Son ellos quienes más sufren el ruido, la inseguridad, la pérdida de luz y ventilación, los riesgos estructurales y la degradación de sus entornos.

A menudo, en barrios donde por décadas ha existido una tipología residencial de baja densidad, aparecen construcciones de cuatro o más plantas en solares estrechos, violando retiros, linderos y normas de uso de suelo, sin que nadie actúe a tiempo.

Estas acciones no son simples faltas administrativas. Son formas de abuso. Constituyen una agresión directa a la dignidad de comunidades vulnerables, y una muestra del desprecio de ciertos sectores por el bien común.

Las instituciones responsables están claramente establecidas y son ellas las llamadas a frenar las apetencias de algunos constructores que, de manera consuetudinaria, hacen lo que quieren, cuando quieren, y donde quieren, sin temor a sanciones.

Lo más grave es que todo esto ocurre a plena luz del día, muchas veces con denuncias documentadas que se pierden en la burocracia o que no reciben el seguimiento debido. Hay comunidades que han perdido la esperanza de ser escuchadas porque, una y otra vez, las obras se terminan sin importar cuántas violaciones se hayan cometido.

El Estado, en todas sus formas, tiene la obligación moral y legal de proteger a los más frágiles. No puede haber excusa válida cuando se trata de defender el derecho de una comunidad a vivir en paz, en orden y con seguridad. No hay excusa para permitir que se construya sin control en sectores residenciales tranquilos, alterando su carácter sin consultar ni respetar a quienes los habitan.

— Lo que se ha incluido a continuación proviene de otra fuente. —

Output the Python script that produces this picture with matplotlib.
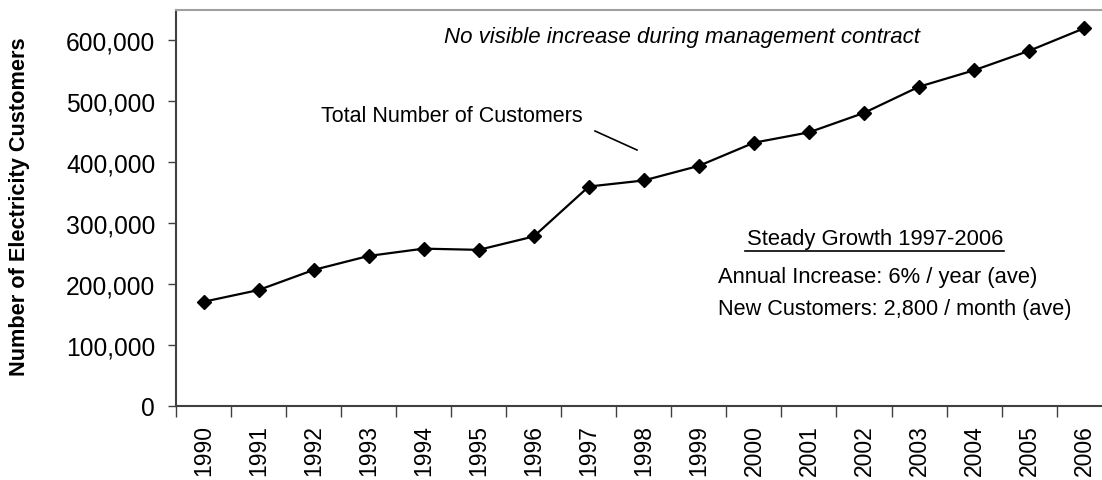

Es momento de aplicar la ley con firmeza, sin privilegios ni excepciones. Es momento de demostrar que en este país nadie está por encima del ordenamiento urbano ni del bienestar colectivo. Porque lo que está en juego no es sólo el cumplimiento de una norma: es la calidad de vida de miles de personas que todavía creen en la justicia y en el respeto a la convivencia.